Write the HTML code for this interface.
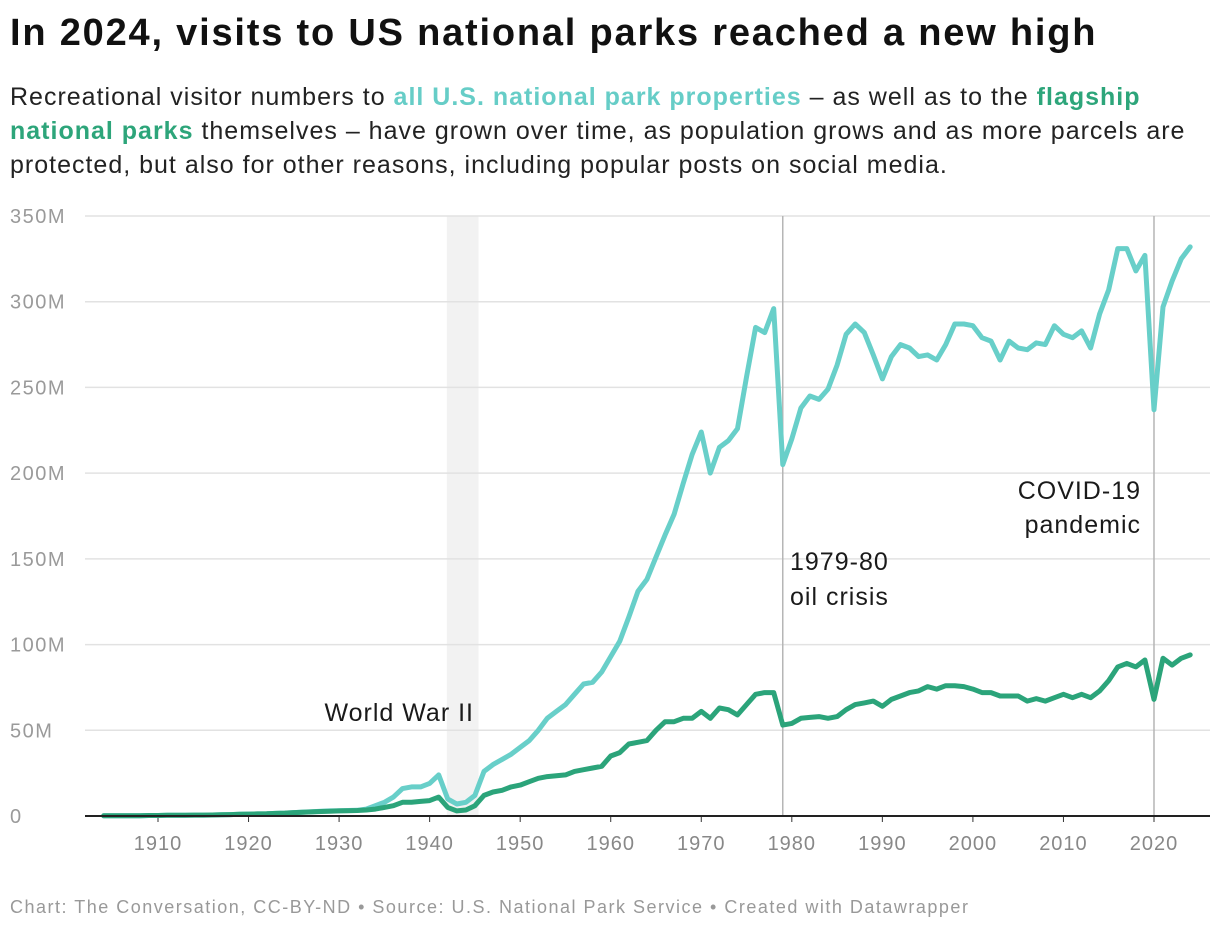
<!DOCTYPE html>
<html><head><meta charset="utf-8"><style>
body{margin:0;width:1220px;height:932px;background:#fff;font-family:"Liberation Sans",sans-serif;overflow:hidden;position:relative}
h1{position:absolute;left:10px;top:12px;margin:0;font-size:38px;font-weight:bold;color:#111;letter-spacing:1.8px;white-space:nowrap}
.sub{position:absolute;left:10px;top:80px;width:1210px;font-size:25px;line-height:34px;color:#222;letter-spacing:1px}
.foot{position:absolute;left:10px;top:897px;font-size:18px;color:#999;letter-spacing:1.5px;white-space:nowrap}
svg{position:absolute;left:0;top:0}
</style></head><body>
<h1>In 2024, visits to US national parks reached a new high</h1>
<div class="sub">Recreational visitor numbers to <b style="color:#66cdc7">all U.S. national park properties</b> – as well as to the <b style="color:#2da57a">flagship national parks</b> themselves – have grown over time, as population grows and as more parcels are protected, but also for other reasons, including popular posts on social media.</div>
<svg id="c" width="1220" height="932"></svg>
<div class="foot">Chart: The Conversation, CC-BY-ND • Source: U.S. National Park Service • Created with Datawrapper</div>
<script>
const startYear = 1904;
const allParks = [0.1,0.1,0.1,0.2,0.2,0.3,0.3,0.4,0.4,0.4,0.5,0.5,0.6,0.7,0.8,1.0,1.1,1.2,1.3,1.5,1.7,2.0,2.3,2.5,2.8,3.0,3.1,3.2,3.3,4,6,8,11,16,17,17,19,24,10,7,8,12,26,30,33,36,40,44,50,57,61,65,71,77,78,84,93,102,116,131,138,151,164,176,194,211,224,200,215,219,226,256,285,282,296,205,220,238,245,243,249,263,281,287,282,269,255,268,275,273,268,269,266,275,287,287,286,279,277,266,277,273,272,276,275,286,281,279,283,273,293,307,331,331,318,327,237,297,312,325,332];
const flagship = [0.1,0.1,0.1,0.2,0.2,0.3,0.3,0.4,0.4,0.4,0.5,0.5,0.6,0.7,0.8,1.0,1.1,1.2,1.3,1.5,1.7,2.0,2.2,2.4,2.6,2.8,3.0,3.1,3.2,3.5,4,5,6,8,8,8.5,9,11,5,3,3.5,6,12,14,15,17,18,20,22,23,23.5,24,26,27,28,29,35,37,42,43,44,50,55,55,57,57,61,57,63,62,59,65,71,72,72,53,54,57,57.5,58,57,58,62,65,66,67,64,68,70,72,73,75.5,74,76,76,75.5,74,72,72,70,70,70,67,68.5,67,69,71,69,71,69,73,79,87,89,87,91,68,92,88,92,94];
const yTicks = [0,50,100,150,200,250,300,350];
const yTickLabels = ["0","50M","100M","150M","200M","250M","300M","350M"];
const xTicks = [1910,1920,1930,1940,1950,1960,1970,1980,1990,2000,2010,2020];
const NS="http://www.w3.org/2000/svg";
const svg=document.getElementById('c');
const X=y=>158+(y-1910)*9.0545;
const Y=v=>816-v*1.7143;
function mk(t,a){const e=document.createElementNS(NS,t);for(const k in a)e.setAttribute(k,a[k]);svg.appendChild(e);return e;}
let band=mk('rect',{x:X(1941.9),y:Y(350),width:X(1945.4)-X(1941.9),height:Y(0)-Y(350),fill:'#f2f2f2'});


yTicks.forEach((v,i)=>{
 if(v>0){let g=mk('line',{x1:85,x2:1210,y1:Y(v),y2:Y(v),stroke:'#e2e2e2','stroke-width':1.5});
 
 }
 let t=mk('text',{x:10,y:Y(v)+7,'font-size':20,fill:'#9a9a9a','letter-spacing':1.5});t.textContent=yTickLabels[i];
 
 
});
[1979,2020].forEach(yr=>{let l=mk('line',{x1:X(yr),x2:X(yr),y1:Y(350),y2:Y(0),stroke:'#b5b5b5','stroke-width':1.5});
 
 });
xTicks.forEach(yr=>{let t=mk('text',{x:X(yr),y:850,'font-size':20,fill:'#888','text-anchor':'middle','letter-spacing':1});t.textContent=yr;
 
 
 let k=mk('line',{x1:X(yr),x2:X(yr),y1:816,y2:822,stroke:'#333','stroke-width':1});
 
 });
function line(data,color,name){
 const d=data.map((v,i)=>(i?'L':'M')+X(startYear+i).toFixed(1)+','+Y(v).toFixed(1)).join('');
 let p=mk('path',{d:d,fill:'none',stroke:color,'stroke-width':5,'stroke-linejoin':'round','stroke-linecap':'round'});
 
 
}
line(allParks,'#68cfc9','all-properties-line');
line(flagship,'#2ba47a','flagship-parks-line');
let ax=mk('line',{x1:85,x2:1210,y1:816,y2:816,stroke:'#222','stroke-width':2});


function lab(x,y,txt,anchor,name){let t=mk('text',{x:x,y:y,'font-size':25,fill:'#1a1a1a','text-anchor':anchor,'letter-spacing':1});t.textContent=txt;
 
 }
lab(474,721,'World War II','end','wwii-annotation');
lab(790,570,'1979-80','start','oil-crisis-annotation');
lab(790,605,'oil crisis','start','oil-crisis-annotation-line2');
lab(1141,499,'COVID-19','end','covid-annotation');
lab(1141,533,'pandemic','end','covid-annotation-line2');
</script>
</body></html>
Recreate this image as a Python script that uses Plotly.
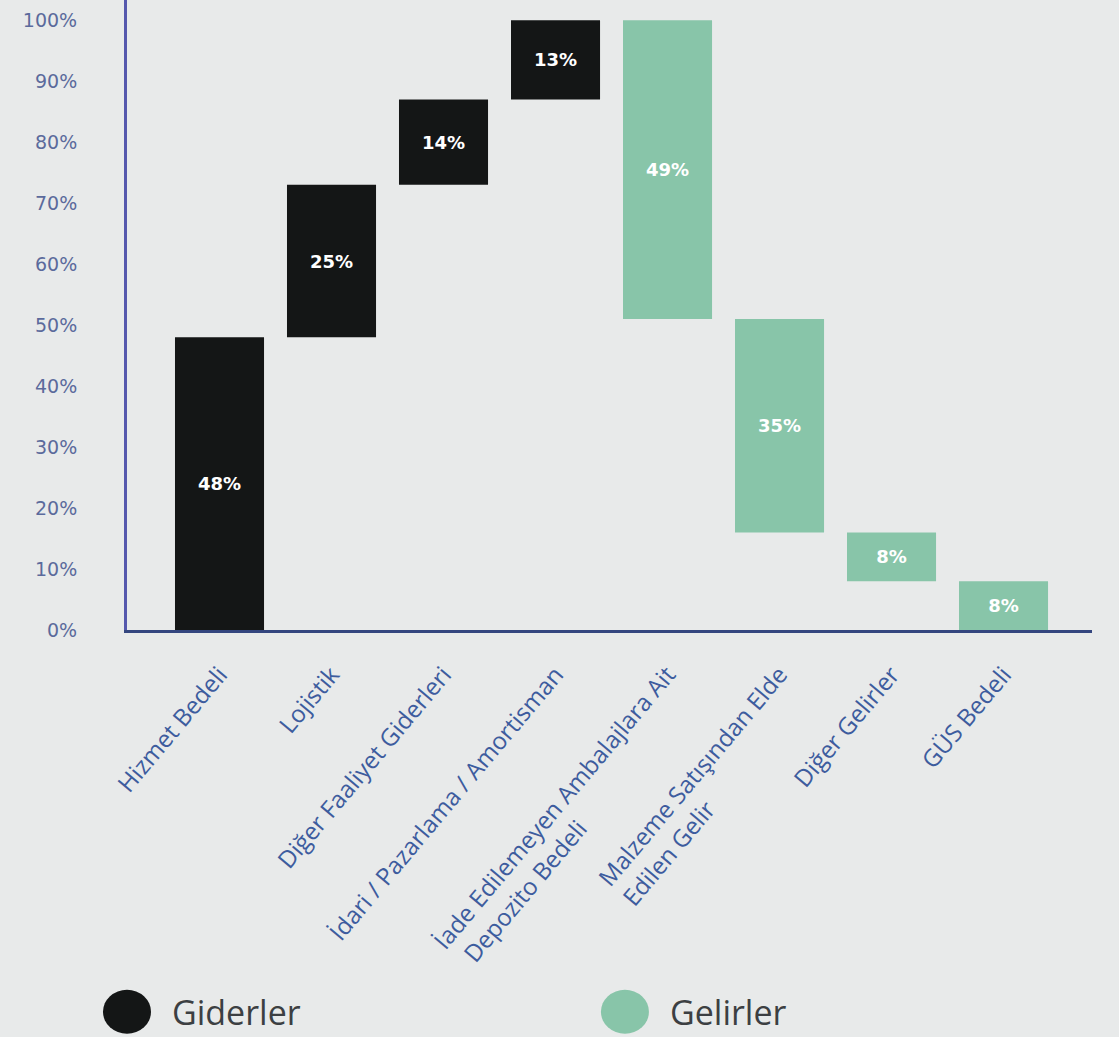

## EXERCISE BRIEF
Without the pictures, reproduce every line of the records above exactly.

## FINISHED TASK
Write the HTML code for this interface.
<!DOCTYPE html>
<html><head><meta charset="utf-8"><style>
body{margin:0;width:1220px;height:932px;background:#fff;font-family:"Liberation Sans",sans-serif;overflow:hidden;position:relative}
h1{position:absolute;left:10px;top:12px;margin:0;font-size:38px;font-weight:bold;color:#111;letter-spacing:1.8px;white-space:nowrap}
.sub{position:absolute;left:10px;top:80px;width:1210px;font-size:25px;line-height:34px;color:#222;letter-spacing:1px}
.foot{position:absolute;left:10px;top:897px;font-size:18px;color:#999;letter-spacing:1.5px;white-space:nowrap}
svg{position:absolute;left:0;top:0}
</style></head><body>
<h1>In 2024, visits to US national parks reached a new high</h1>
<div class="sub">Recreational visitor numbers to <b style="color:#66cdc7">all U.S. national park properties</b> – as well as to the <b style="color:#2da57a">flagship national parks</b> themselves – have grown over time, as population grows and as more parcels are protected, but also for other reasons, including popular posts on social media.</div>
<svg id="c" width="1220" height="932"></svg>
<div class="foot">Chart: The Conversation, CC-BY-ND • Source: U.S. National Park Service • Created with Datawrapper</div>
<script>
const startYear = 1904;
const allParks = [0.1,0.1,0.1,0.2,0.2,0.3,0.3,0.4,0.4,0.4,0.5,0.5,0.6,0.7,0.8,1.0,1.1,1.2,1.3,1.5,1.7,2.0,2.3,2.5,2.8,3.0,3.1,3.2,3.3,4,6,8,11,16,17,17,19,24,10,7,8,12,26,30,33,36,40,44,50,57,61,65,71,77,78,84,93,102,116,131,138,151,164,176,194,211,224,200,215,219,226,256,285,282,296,205,220,238,245,243,249,263,281,287,282,269,255,268,275,273,268,269,266,275,287,287,286,279,277,266,277,273,272,276,275,286,281,279,283,273,293,307,331,331,318,327,237,297,312,325,332];
const flagship = [0.1,0.1,0.1,0.2,0.2,0.3,0.3,0.4,0.4,0.4,0.5,0.5,0.6,0.7,0.8,1.0,1.1,1.2,1.3,1.5,1.7,2.0,2.2,2.4,2.6,2.8,3.0,3.1,3.2,3.5,4,5,6,8,8,8.5,9,11,5,3,3.5,6,12,14,15,17,18,20,22,23,23.5,24,26,27,28,29,35,37,42,43,44,50,55,55,57,57,61,57,63,62,59,65,71,72,72,53,54,57,57.5,58,57,58,62,65,66,67,64,68,70,72,73,75.5,74,76,76,75.5,74,72,72,70,70,70,67,68.5,67,69,71,69,71,69,73,79,87,89,87,91,68,92,88,92,94];
const yTicks = [0,50,100,150,200,250,300,350];
const yTickLabels = ["0","50M","100M","150M","200M","250M","300M","350M"];
const xTicks = [1910,1920,1930,1940,1950,1960,1970,1980,1990,2000,2010,2020];
const NS="http://www.w3.org/2000/svg";
const svg=document.getElementById('c');
const X=y=>158+(y-1910)*9.0545;
const Y=v=>816-v*1.7143;
function mk(t,a){const e=document.createElementNS(NS,t);for(const k in a)e.setAttribute(k,a[k]);svg.appendChild(e);return e;}
let band=mk('rect',{x:X(1941.9),y:Y(350),width:X(1945.4)-X(1941.9),height:Y(0)-Y(350),fill:'#f2f2f2'});


yTicks.forEach((v,i)=>{
 if(v>0){let g=mk('line',{x1:85,x2:1210,y1:Y(v),y2:Y(v),stroke:'#e2e2e2','stroke-width':1.5});
 
 }
 let t=mk('text',{x:10,y:Y(v)+7,'font-size':20,fill:'#9a9a9a','letter-spacing':1.5});t.textContent=yTickLabels[i];
 
 
});
[1979,2020].forEach(yr=>{let l=mk('line',{x1:X(yr),x2:X(yr),y1:Y(350),y2:Y(0),stroke:'#b5b5b5','stroke-width':1.5});
 
 });
xTicks.forEach(yr=>{let t=mk('text',{x:X(yr),y:850,'font-size':20,fill:'#888','text-anchor':'middle','letter-spacing':1});t.textContent=yr;
 
 
 let k=mk('line',{x1:X(yr),x2:X(yr),y1:816,y2:822,stroke:'#333','stroke-width':1});
 
 });
function line(data,color,name){
 const d=data.map((v,i)=>(i?'L':'M')+X(startYear+i).toFixed(1)+','+Y(v).toFixed(1)).join('');
 let p=mk('path',{d:d,fill:'none',stroke:color,'stroke-width':5,'stroke-linejoin':'round','stroke-linecap':'round'});
 
 
}
line(allParks,'#68cfc9','all-properties-line');
line(flagship,'#2ba47a','flagship-parks-line');
let ax=mk('line',{x1:85,x2:1210,y1:816,y2:816,stroke:'#222','stroke-width':2});


function lab(x,y,txt,anchor,name){let t=mk('text',{x:x,y:y,'font-size':25,fill:'#1a1a1a','text-anchor':anchor,'letter-spacing':1});t.textContent=txt;
 
 }
lab(474,721,'World War II','end','wwii-annotation');
lab(790,570,'1979-80','start','oil-crisis-annotation');
lab(790,605,'oil crisis','start','oil-crisis-annotation-line2');
lab(1141,499,'COVID-19','end','covid-annotation');
lab(1141,533,'pandemic','end','covid-annotation-line2');
</script>
</body></html>
Recreate this image as a Python script that uses Plotly.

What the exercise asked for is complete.